Good luck with your build, out of curiosity why you choose what i consider very powerful components for your pfSense ?
I won't be installing pfSense on that, although it would make a kicka$$ pfSense box. I have a Ubiquiti EdgeRouter Lite and I doubt that I could make a pfSense box that powerful, that small and that power-efficient. But I find the ERL's firewalling capabilities quite basic and I'd like to do more advanced things like network-wide ad blocking and advanced intrusion detection. I will probably be using Sophos for this, or possibly Untangle. Both use Snort intrusion detection, which likes its GHz, so I needed a CPU that's fast single-threaded.
what kind of issues you can have if you install Samba on pfSense?
I don't use pfSense so I'm not sure. However I imagine it's identical to samba (CIFS) on FreeNAS. The main problem you'll have is permissions.
I rarely use Windows, can i share files with Macs?
Of course. In my mind the best protocol you can use is NFS. It's faster than CIFS and it's multi-threaded. It's seamless on Mac, Linux and BSD. Mac can also use CIFS just as seamlessly but it can be a bit slower.

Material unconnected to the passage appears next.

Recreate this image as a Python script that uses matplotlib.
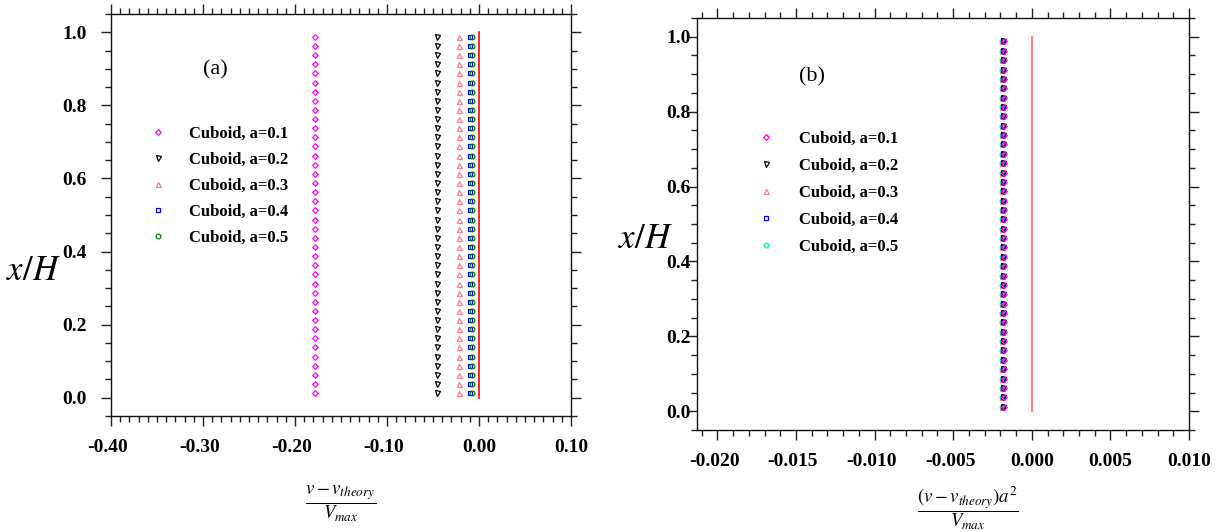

Best to do away with CIFS entirely if you don't use Windows.

Macs can also use AFP (Apple Filesharing Protocol) and I found that AFP is required if you want to back up the Mac using Time Machine. I found I couldn't direct Time Machine to store its backups in anything but an AFP share.
So if i have a 3G router It will operate the 3G USB modem software instead of the pc, and my wireless devices can get wireless internet connection with my Hackintosh turned off!?

Yes, but note your router won't be using the software that came with the 3G modem - it's a more basic, primitive level than that but it means you don't have to install anything. What it does mean is that your 3G modem has to support that specific 3G USB device though.